= Work required =
Collect all lines below with the string "this".

= Input material =
================================
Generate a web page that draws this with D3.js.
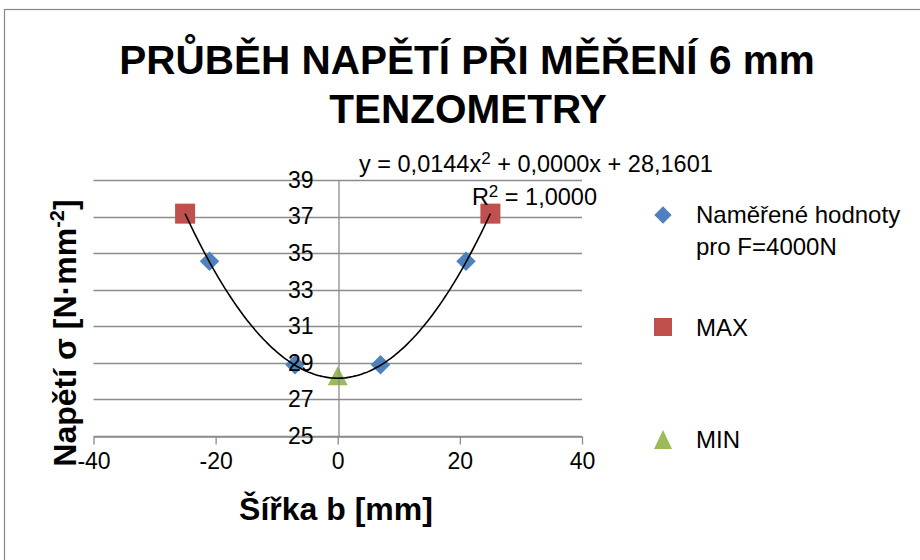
================================
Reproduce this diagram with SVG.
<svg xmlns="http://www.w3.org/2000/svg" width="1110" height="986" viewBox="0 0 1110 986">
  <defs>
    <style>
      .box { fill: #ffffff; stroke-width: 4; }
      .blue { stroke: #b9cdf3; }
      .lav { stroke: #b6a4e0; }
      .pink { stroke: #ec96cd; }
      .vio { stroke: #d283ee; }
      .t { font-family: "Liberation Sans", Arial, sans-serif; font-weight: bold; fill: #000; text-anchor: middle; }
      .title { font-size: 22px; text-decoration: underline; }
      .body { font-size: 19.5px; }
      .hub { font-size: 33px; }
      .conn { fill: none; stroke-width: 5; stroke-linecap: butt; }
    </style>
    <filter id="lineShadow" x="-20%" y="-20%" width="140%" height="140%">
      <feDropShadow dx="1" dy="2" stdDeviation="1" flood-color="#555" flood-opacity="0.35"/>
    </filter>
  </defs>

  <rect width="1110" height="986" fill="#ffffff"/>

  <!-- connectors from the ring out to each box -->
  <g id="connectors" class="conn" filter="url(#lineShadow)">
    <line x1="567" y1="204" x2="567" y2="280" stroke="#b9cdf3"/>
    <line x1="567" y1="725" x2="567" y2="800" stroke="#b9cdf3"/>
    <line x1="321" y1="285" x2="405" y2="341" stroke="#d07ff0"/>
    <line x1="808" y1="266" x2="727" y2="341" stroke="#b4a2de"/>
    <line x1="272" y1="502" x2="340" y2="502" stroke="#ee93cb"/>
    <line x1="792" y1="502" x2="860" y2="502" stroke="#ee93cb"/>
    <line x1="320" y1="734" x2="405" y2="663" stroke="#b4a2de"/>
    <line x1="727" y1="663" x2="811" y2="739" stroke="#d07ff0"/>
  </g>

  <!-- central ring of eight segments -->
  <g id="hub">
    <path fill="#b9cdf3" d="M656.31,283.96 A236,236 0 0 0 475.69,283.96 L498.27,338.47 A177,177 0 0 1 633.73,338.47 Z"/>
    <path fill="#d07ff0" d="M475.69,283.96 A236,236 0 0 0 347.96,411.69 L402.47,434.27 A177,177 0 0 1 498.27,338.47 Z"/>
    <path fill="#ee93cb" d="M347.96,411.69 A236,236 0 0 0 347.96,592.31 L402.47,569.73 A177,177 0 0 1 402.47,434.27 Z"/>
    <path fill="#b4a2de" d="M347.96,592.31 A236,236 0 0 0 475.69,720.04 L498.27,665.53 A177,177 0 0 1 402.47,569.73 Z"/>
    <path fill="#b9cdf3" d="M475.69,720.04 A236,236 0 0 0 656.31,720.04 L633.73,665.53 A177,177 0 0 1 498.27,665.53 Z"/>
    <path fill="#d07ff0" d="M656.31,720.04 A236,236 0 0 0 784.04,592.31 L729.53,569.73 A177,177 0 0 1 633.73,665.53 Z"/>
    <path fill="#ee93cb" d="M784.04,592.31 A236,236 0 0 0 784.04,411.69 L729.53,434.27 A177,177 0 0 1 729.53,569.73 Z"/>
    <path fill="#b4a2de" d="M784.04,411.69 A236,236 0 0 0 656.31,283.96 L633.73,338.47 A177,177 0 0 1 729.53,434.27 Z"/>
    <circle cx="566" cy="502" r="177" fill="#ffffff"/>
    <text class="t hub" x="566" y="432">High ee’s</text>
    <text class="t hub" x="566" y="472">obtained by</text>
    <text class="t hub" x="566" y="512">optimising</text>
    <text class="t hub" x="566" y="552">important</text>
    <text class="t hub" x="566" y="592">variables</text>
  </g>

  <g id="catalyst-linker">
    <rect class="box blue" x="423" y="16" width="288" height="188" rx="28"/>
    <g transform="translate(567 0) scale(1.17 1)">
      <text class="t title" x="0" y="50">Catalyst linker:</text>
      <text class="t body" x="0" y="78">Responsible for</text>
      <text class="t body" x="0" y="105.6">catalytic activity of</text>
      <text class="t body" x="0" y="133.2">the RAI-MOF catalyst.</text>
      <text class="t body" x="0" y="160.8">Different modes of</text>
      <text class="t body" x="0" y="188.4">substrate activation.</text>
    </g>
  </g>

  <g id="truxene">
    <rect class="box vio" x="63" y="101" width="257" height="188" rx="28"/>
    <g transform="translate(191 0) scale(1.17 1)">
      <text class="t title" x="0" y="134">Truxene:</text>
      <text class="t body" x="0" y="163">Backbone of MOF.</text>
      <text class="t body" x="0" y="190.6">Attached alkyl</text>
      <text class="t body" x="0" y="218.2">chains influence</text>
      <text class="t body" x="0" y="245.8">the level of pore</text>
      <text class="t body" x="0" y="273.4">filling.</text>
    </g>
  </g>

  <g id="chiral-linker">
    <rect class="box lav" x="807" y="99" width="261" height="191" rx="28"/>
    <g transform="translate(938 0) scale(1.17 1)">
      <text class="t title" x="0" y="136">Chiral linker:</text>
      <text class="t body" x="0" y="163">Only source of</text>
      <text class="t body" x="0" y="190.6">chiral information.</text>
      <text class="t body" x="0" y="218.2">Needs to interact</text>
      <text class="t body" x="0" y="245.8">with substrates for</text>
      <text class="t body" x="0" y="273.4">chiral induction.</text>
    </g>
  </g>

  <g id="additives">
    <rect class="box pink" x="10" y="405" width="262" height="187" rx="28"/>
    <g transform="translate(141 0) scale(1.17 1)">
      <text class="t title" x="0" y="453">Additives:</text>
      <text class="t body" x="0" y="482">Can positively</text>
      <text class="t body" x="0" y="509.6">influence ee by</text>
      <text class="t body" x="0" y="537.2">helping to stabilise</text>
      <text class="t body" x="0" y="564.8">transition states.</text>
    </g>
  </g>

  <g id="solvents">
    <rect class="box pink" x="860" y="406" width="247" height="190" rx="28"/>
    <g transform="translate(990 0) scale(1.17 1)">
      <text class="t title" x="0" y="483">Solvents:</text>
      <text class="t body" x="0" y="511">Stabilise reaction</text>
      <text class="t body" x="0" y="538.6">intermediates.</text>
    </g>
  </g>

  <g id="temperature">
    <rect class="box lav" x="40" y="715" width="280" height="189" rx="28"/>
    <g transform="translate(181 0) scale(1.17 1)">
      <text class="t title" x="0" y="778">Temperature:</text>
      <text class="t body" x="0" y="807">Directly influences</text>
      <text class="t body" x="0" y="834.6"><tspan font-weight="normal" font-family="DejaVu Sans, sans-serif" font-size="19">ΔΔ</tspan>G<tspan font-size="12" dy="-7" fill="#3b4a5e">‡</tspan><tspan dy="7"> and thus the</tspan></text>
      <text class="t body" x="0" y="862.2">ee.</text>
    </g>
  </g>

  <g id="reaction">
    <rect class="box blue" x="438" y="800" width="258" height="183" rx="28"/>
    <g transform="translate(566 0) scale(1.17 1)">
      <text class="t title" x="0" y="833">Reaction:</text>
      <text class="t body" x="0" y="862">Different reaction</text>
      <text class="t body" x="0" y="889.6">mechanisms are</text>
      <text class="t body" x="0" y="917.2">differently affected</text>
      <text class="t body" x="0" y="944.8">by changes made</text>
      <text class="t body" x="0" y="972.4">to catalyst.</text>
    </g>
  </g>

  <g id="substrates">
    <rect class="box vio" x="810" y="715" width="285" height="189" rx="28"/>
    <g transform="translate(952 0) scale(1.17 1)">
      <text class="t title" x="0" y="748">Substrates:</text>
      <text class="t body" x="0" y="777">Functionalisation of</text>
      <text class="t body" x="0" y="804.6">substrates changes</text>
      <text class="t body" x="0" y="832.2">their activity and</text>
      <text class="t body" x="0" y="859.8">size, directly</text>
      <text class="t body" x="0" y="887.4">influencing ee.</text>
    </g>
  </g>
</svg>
================================
= Solution to the exercise =
Generate a web page that draws this with D3.js.
Reproduce this diagram with SVG.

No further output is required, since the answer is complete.